§ Stored data
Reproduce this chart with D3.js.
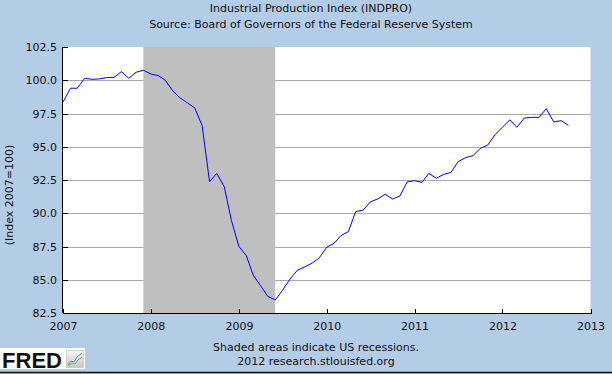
<!DOCTYPE html>
<html>
<head>
<meta charset="utf-8">
<script src="https://cdn.jsdelivr.net/npm/d3@7"></script>
<style>
  html, body { margin: 0; padding: 0; background: #b4cde6; }
  svg { display: block; }
  text { font-family: "DejaVu Sans", Verdana, sans-serif; fill: #111; }
</style>
</head>
<body>
<div id="chart"></div>
<script>
// Industrial Production Index, monthly, starting Jan 2007 (index 2007=100)
var firstMonth = "2007-01-01";
var indpro = [
  // 2007
  98.35, 99.4, 99.4, 100.15, 100.07, 100.1, 100.2, 100.22, 100.65, 100.15, 100.6, 100.75,
  // 2008
  100.47, 100.35, 100.0, 99.2, 98.68, 98.3, 97.93, 96.6, 92.37, 93.0, 92.0, 89.45,
  // 2009
  87.5, 86.8, 85.36, 84.55, 83.75, 83.48, 84.2, 85.05, 85.72, 85.97, 86.25, 86.65,
  // 2010
  87.45, 87.75, 88.32, 88.62, 90.12, 90.23, 90.85, 91.08, 91.43, 91.07, 91.3, 92.35,
  // 2011
  92.45, 92.32, 93.0, 92.63, 92.92, 93.07, 93.88, 94.18, 94.33, 94.88, 95.13, 95.9,
  // 2012
  96.47, 97.02, 96.46, 97.16, 97.21, 97.21, 97.86, 96.87, 96.96, 96.62
];
var recessions = [["2007-12-01", "2009-06-01"]];
var yTicks = [82.5, 85.0, 87.5, 90.0, 92.5, 95.0, 97.5, 100.0, 102.5];
var xYears = [2007, 2008, 2009, 2010, 2011, 2012, 2013];
var titleLines = ["Industrial Production Index (INDPRO)", "Source: Board of Governors of the Federal Reserve System"];
var yLabel = "(Index 2007=100)";
var footLines = ["Shaded areas indicate US recessions.", "2012 research.stlouisfed.org"];

var W = 612, H = 374;
var plot = {left: 63, right: 590.5, top: 47, bottom: 313};
var fontSize = "11px";

var parse = d3.timeParse("%Y-%m-%d");
var start = parse(firstMonth);
var series = indpro.map(function(v, i) {
  return {date: d3.timeMonth.offset(start, i), value: v};
});

var x = d3.scaleTime()
  .domain([new Date(xYears[0], 0, 1), new Date(xYears[xYears.length - 1], 0, 1)])
  .range([plot.left, plot.right]);
var y = d3.scaleLinear()
  .domain([yTicks[0], yTicks[yTicks.length - 1]])
  .range([plot.bottom, plot.top]);

var svg = d3.select("#chart").append("svg")
  .attr("width", W).attr("height", H);

svg.append("rect").attr("width", W).attr("height", H).attr("fill", "#b4cde6");

// titles
svg.selectAll("text.title").data(titleLines).enter().append("text")
  .attr("class", "title")
  .attr("x", 311).attr("y", function(d, i) { return 12 + i * 16; })
  .attr("text-anchor", "middle")
  .style("font-size", fontSize)
  .text(function(d) { return d; });

// plot background
svg.append("rect")
  .attr("x", plot.left).attr("y", plot.top)
  .attr("width", plot.right - plot.left).attr("height", plot.bottom - plot.top)
  .attr("fill", "#fff");

// gridlines
svg.append("g").selectAll("line").data(yTicks.slice(1, -1)).enter().append("line")
  .attr("x1", plot.left).attr("x2", plot.right)
  .attr("y1", function(d) { return Math.round(y(d)) + 0.5; })
  .attr("y2", function(d) { return Math.round(y(d)) + 0.5; })
  .attr("stroke", "#a8a8a8").attr("stroke-width", 1)
  .attr("shape-rendering", "crispEdges");

// recession shading
svg.append("g").selectAll("rect").data(recessions).enter().append("rect")
  .attr("x", function(d) { return x(parse(d[0])); })
  .attr("width", function(d) { return x(parse(d[1])) - x(parse(d[0])); })
  .attr("y", plot.top).attr("height", plot.bottom - plot.top)
  .attr("fill", "#bfbfbf");

// series line
var line = d3.line()
  .x(function(d) { return x(d.date); })
  .y(function(d) { return y(d.value); });

svg.append("path")
  .datum(series)
  .attr("d", line)
  .attr("fill", "none")
  .attr("stroke", "#0000ff")
  .attr("stroke-width", 1);

// axes
var yAxis = d3.axisLeft(y).tickValues(yTicks).tickSize(-5).tickPadding(5.5)
  .tickFormat(d3.format(".1f"));
var gy = svg.append("g")
  .attr("transform", "translate(" + (plot.left - 0.5) + ",0)")
  .call(yAxis);

var xAxis = d3.axisBottom(x)
  .tickValues(xYears.map(function(yr) { return new Date(yr, 0, 1); }))
  .tickSize(-5).tickPadding(9)
  .tickFormat(d3.timeFormat("%Y"));
var gx = svg.append("g")
  .attr("transform", "translate(0," + (plot.bottom + 0.5) + ")")
  .call(xAxis);

[gx, gy].forEach(function(g) {
  g.select(".domain").attr("stroke", "#000").attr("shape-rendering", "crispEdges");
  g.selectAll(".tick line").attr("stroke", "#000").attr("shape-rendering", "crispEdges");
  g.selectAll(".tick text")
    .style("font-family", "'DejaVu Sans', Verdana, sans-serif")
    .style("font-size", fontSize).attr("fill", "#111");
});
// drop the outer tick stubs of the domain paths
gx.select(".domain").attr("d", "M" + plot.left + ",0H" + plot.right);
gy.select(".domain").attr("d", "M0," + plot.bottom + "V" + plot.top);

// y-axis title
svg.append("text")
  .attr("transform", "translate(12.5,195) rotate(-90)")
  .attr("text-anchor", "middle")
  .style("font-size", fontSize)
  .text(yLabel);

// footer
svg.selectAll("text.foot").data(footLines).enter().append("text")
  .attr("class", "foot")
  .attr("x", 316).attr("y", function(d, i) { return 351 + i * 14; })
  .attr("text-anchor", "middle")
  .style("font-size", fontSize)
  .text(function(d) { return d; });

// FRED logo
var logo = svg.append("g");
logo.append("rect").attr("x", 0).attr("y", 348).attr("width", 85).attr("height", 21).attr("fill", "#fff");
logo.append("text")
  .attr("x", 2).attr("y", 367.5)
  .style("font-family", "'Liberation Sans', Arial, sans-serif")
  .style("font-weight", "bold").style("font-size", "22px")
  .attr("fill", "#111")
  .attr("textLength", 60)
  .text("FRED");
var grad = svg.append("defs").append("linearGradient").attr("id", "lg")
  .attr("x1", 0).attr("y1", 0).attr("x2", 0).attr("y2", 1);
grad.append("stop").attr("offset", 0).attr("stop-color", "#f4f4f4");
grad.append("stop").attr("offset", 1).attr("stop-color", "#c8c8c8");
logo.append("rect").attr("x", 66.5).attr("y", 350.5).attr("width", 17).attr("height", 17)
  .attr("fill", "url(#lg)").attr("stroke", "#bbb").attr("stroke-width", 0.6);
logo.append("polyline").attr("points", "68,365 71,361 74,362 77,357 82,353")
  .attr("fill", "none").attr("stroke", "#5a8fd0").attr("stroke-width", 1);
logo.append("polyline").attr("points", "68,366 72,363 75,364 78,360 82,357")
  .attr("fill", "none").attr("stroke", "#79b84a").attr("stroke-width", 1);

// bottom border
svg.append("line").attr("x1", 0).attr("x2", W).attr("y1", 372.5).attr("y2", 372.5)
  .attr("stroke", "#111").attr("stroke-width", 1.5);
</script>
</body>
</html>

§ Description of the task
Exactly as written, return every line of the listing, but not the pictures.

§ Full response
Reproduce this chart with D3.js.
<!DOCTYPE html>
<html>
<head>
<meta charset="utf-8">
<script src="https://cdn.jsdelivr.net/npm/d3@7"></script>
<style>
  html, body { margin: 0; padding: 0; background: #b4cde6; }
  svg { display: block; }
  text { font-family: "DejaVu Sans", Verdana, sans-serif; fill: #111; }
</style>
</head>
<body>
<div id="chart"></div>
<script>
// Industrial Production Index, monthly, starting Jan 2007 (index 2007=100)
var firstMonth = "2007-01-01";
var indpro = [
  // 2007
  98.35, 99.4, 99.4, 100.15, 100.07, 100.1, 100.2, 100.22, 100.65, 100.15, 100.6, 100.75,
  // 2008
  100.47, 100.35, 100.0, 99.2, 98.68, 98.3, 97.93, 96.6, 92.37, 93.0, 92.0, 89.45,
  // 2009
  87.5, 86.8, 85.36, 84.55, 83.75, 83.48, 84.2, 85.05, 85.72, 85.97, 86.25, 86.65,
  // 2010
  87.45, 87.75, 88.32, 88.62, 90.12, 90.23, 90.85, 91.08, 91.43, 91.07, 91.3, 92.35,
  // 2011
  92.45, 92.32, 93.0, 92.63, 92.92, 93.07, 93.88, 94.18, 94.33, 94.88, 95.13, 95.9,
  // 2012
  96.47, 97.02, 96.46, 97.16, 97.21, 97.21, 97.86, 96.87, 96.96, 96.62
];
var recessions = [["2007-12-01", "2009-06-01"]];
var yTicks = [82.5, 85.0, 87.5, 90.0, 92.5, 95.0, 97.5, 100.0, 102.5];
var xYears = [2007, 2008, 2009, 2010, 2011, 2012, 2013];
var titleLines = ["Industrial Production Index (INDPRO)", "Source: Board of Governors of the Federal Reserve System"];
var yLabel = "(Index 2007=100)";
var footLines = ["Shaded areas indicate US recessions.", "2012 research.stlouisfed.org"];

var W = 612, H = 374;
var plot = {left: 63, right: 590.5, top: 47, bottom: 313};
var fontSize = "11px";

var parse = d3.timeParse("%Y-%m-%d");
var start = parse(firstMonth);
var series = indpro.map(function(v, i) {
  return {date: d3.timeMonth.offset(start, i), value: v};
});

var x = d3.scaleTime()
  .domain([new Date(xYears[0], 0, 1), new Date(xYears[xYears.length - 1], 0, 1)])
  .range([plot.left, plot.right]);
var y = d3.scaleLinear()
  .domain([yTicks[0], yTicks[yTicks.length - 1]])
  .range([plot.bottom, plot.top]);

var svg = d3.select("#chart").append("svg")
  .attr("width", W).attr("height", H);

svg.append("rect").attr("width", W).attr("height", H).attr("fill", "#b4cde6");

// titles
svg.selectAll("text.title").data(titleLines).enter().append("text")
  .attr("class", "title")
  .attr("x", 311).attr("y", function(d, i) { return 12 + i * 16; })
  .attr("text-anchor", "middle")
  .style("font-size", fontSize)
  .text(function(d) { return d; });

// plot background
svg.append("rect")
  .attr("x", plot.left).attr("y", plot.top)
  .attr("width", plot.right - plot.left).attr("height", plot.bottom - plot.top)
  .attr("fill", "#fff");

// gridlines
svg.append("g").selectAll("line").data(yTicks.slice(1, -1)).enter().append("line")
  .attr("x1", plot.left).attr("x2", plot.right)
  .attr("y1", function(d) { return Math.round(y(d)) + 0.5; })
  .attr("y2", function(d) { return Math.round(y(d)) + 0.5; })
  .attr("stroke", "#a8a8a8").attr("stroke-width", 1)
  .attr("shape-rendering", "crispEdges");

// recession shading
svg.append("g").selectAll("rect").data(recessions).enter().append("rect")
  .attr("x", function(d) { return x(parse(d[0])); })
  .attr("width", function(d) { return x(parse(d[1])) - x(parse(d[0])); })
  .attr("y", plot.top).attr("height", plot.bottom - plot.top)
  .attr("fill", "#bfbfbf");

// series line
var line = d3.line()
  .x(function(d) { return x(d.date); })
  .y(function(d) { return y(d.value); });

svg.append("path")
  .datum(series)
  .attr("d", line)
  .attr("fill", "none")
  .attr("stroke", "#0000ff")
  .attr("stroke-width", 1);

// axes
var yAxis = d3.axisLeft(y).tickValues(yTicks).tickSize(-5).tickPadding(5.5)
  .tickFormat(d3.format(".1f"));
var gy = svg.append("g")
  .attr("transform", "translate(" + (plot.left - 0.5) + ",0)")
  .call(yAxis);

var xAxis = d3.axisBottom(x)
  .tickValues(xYears.map(function(yr) { return new Date(yr, 0, 1); }))
  .tickSize(-5).tickPadding(9)
  .tickFormat(d3.timeFormat("%Y"));
var gx = svg.append("g")
  .attr("transform", "translate(0," + (plot.bottom + 0.5) + ")")
  .call(xAxis);

[gx, gy].forEach(function(g) {
  g.select(".domain").attr("stroke", "#000").attr("shape-rendering", "crispEdges");
  g.selectAll(".tick line").attr("stroke", "#000").attr("shape-rendering", "crispEdges");
  g.selectAll(".tick text")
    .style("font-family", "'DejaVu Sans', Verdana, sans-serif")
    .style("font-size", fontSize).attr("fill", "#111");
});
// drop the outer tick stubs of the domain paths
gx.select(".domain").attr("d", "M" + plot.left + ",0H" + plot.right);
gy.select(".domain").attr("d", "M0," + plot.bottom + "V" + plot.top);

// y-axis title
svg.append("text")
  .attr("transform", "translate(12.5,195) rotate(-90)")
  .attr("text-anchor", "middle")
  .style("font-size", fontSize)
  .text(yLabel);

// footer
svg.selectAll("text.foot").data(footLines).enter().append("text")
  .attr("class", "foot")
  .attr("x", 316).attr("y", function(d, i) { return 351 + i * 14; })
  .attr("text-anchor", "middle")
  .style("font-size", fontSize)
  .text(function(d) { return d; });

// FRED logo
var logo = svg.append("g");
logo.append("rect").attr("x", 0).attr("y", 348).attr("width", 85).attr("height", 21).attr("fill", "#fff");
logo.append("text")
  .attr("x", 2).attr("y", 367.5)
  .style("font-family", "'Liberation Sans', Arial, sans-serif")
  .style("font-weight", "bold").style("font-size", "22px")
  .attr("fill", "#111")
  .attr("textLength", 60)
  .text("FRED");
var grad = svg.append("defs").append("linearGradient").attr("id", "lg")
  .attr("x1", 0).attr("y1", 0).attr("x2", 0).attr("y2", 1);
grad.append("stop").attr("offset", 0).attr("stop-color", "#f4f4f4");
grad.append("stop").attr("offset", 1).attr("stop-color", "#c8c8c8");
logo.append("rect").attr("x", 66.5).attr("y", 350.5).attr("width", 17).attr("height", 17)
  .attr("fill", "url(#lg)").attr("stroke", "#bbb").attr("stroke-width", 0.6);
logo.append("polyline").attr("points", "68,365 71,361 74,362 77,357 82,353")
  .attr("fill", "none").attr("stroke", "#5a8fd0").attr("stroke-width", 1);
logo.append("polyline").attr("points", "68,366 72,363 75,364 78,360 82,357")
  .attr("fill", "none").attr("stroke", "#79b84a").attr("stroke-width", 1);

// bottom border
svg.append("line").attr("x1", 0).attr("x2", W).attr("y1", 372.5).attr("y2", 372.5)
  .attr("stroke", "#111").attr("stroke-width", 1.5);
</script>
</body>
</html>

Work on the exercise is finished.